Here we managed to cool off a little, and in due time were ushered into the dining-room, where was a table handsomely decked and furnished in the European style. Our host took his place at the head of the table, but during the whole dinner never touched a morsel, occupying himself in superintending the movements of the numerous servants and in smiling blandly on each of us as we caught his eye, and evidently inviting us by his gestures to "go in and win." When we had had eight or ten courses of the usual soups, fish and roast and boiled, accompanied by wine of several sorts, we began to feel that there was a limit to our capacity. But there appeared to be none to the resources of our host's larder and kitchen, for course after course of native dishes was now brought on, and we were pressed to try one after another of strange-looking and still stranger-tasting concoctions. Finally, the list of these seemed to be exhausted, and the roasts began over again, until, on the appearance of a huge turkey stuffed with pistachios, my right-hand neighbor, who had a statistical mind, announced that this formed the twentieth course.

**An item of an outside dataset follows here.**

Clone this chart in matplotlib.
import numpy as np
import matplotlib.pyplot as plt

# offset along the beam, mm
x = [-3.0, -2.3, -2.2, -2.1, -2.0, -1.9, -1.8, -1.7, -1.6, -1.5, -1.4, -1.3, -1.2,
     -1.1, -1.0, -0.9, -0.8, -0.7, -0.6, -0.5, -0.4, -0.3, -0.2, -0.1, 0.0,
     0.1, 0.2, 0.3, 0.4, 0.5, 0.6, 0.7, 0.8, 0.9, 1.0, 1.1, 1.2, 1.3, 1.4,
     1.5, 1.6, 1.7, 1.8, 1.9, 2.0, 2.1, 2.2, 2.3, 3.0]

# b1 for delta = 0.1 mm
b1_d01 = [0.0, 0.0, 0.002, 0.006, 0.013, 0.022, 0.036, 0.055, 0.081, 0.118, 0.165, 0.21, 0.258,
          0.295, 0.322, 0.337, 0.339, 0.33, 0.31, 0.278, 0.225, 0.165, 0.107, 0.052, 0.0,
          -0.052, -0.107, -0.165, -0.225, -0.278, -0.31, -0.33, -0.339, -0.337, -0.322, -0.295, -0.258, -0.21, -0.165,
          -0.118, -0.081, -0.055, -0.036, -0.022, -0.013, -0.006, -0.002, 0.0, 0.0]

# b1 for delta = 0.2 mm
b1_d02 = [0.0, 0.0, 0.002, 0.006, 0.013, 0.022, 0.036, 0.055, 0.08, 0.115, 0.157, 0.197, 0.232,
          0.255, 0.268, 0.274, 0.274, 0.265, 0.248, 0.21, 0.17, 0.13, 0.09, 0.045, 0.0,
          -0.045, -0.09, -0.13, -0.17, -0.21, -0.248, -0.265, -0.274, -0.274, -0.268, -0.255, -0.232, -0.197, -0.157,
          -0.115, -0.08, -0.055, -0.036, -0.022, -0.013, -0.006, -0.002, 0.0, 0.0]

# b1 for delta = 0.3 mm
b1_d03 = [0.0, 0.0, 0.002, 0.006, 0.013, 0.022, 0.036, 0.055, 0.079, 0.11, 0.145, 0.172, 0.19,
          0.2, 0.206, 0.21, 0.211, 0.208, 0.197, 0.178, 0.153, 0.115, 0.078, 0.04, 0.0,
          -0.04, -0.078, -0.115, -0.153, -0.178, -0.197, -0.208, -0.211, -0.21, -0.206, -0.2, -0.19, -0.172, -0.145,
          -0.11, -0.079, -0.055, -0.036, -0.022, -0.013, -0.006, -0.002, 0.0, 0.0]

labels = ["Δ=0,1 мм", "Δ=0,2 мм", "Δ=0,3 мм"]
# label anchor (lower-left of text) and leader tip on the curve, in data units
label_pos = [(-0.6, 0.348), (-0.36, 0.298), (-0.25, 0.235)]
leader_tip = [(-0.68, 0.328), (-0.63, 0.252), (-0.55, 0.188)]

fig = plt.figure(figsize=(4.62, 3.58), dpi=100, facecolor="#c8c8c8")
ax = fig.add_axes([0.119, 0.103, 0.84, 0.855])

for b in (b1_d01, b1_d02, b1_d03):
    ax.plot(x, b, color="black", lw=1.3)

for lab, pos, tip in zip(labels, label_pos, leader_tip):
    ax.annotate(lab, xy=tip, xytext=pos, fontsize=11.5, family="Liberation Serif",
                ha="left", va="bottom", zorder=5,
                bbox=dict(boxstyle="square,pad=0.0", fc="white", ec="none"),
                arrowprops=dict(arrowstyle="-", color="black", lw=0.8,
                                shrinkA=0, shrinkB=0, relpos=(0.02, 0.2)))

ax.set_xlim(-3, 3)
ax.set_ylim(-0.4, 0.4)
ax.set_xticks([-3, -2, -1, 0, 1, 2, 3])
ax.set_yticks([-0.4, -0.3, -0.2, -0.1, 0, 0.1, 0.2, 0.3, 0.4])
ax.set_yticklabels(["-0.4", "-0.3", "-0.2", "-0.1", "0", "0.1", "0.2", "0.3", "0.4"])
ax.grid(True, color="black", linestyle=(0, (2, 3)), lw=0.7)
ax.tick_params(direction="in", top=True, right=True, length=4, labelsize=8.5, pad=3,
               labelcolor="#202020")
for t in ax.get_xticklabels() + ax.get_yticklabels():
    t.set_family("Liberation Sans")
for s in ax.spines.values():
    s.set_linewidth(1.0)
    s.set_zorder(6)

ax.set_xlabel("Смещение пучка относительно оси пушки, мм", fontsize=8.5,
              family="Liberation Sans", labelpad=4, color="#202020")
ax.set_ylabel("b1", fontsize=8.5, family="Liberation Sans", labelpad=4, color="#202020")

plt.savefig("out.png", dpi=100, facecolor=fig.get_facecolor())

At this point the consul-general interfered, and informed our host, with many thanks and compliments, that we could positively eat no more. With a gratified smile and the air of a general who had won a victory he turned to his servants and ordered the cooking to cease. We were told afterward that it was the etiquette of a grand repast among wealthy people of this class that the courses should continue to appear until the guests asked the host's mercy or gave other decided evidence of repletion. Our consul-general, knowing this, had been willing to let us see how far the thing could go.